— Begin Data shown —

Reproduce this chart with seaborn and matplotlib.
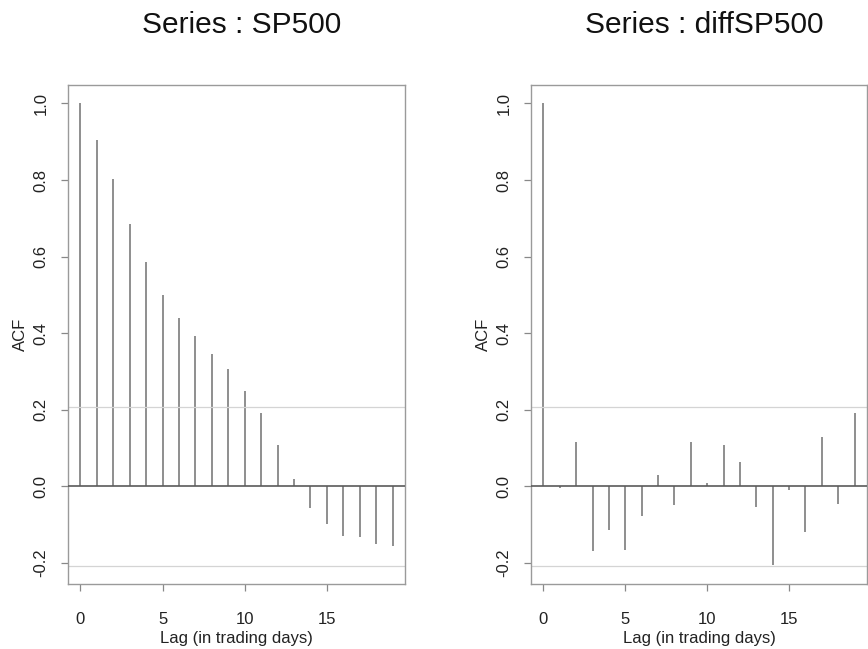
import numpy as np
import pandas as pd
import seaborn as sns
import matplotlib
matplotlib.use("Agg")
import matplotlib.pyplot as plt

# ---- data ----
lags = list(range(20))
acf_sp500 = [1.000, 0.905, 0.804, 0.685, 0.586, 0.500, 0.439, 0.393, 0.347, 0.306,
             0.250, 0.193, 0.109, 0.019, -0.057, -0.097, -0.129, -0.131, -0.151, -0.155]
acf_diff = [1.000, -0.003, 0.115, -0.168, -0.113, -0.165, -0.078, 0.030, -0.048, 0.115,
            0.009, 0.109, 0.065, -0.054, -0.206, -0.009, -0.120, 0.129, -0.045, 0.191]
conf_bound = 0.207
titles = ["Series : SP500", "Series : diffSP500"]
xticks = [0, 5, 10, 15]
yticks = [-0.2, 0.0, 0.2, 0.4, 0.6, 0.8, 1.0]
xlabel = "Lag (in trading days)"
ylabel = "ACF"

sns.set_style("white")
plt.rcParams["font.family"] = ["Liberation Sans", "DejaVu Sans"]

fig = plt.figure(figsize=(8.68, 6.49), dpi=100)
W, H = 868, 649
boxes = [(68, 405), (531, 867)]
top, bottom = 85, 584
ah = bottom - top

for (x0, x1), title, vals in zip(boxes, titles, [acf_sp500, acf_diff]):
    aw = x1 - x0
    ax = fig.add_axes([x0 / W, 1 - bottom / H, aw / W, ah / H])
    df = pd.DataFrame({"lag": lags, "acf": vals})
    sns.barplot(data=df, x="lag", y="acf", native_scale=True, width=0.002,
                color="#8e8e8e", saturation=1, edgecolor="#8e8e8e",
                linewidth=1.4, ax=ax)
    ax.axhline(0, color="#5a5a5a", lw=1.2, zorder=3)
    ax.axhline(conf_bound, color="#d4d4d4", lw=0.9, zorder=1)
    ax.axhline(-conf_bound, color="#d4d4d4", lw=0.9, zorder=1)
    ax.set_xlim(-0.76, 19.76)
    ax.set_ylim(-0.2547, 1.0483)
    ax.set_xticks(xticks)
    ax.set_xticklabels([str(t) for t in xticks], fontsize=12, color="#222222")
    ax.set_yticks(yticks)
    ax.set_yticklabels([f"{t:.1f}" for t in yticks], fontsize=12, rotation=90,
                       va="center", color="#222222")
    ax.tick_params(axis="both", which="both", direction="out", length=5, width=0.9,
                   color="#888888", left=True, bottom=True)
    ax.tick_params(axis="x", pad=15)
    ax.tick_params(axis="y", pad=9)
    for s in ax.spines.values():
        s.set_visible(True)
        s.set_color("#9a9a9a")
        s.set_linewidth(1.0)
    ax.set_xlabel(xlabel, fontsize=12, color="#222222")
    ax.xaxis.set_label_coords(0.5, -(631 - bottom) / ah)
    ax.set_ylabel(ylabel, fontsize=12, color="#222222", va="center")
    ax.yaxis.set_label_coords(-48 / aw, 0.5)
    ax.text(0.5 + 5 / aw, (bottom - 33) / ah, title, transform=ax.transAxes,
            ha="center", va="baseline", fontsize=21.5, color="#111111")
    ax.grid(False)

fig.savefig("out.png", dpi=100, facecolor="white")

— End Data shown —

### Do this
Scan the material above and determine how many lines include the word "matplotlib"; report only the number.

### Output of the exercise
4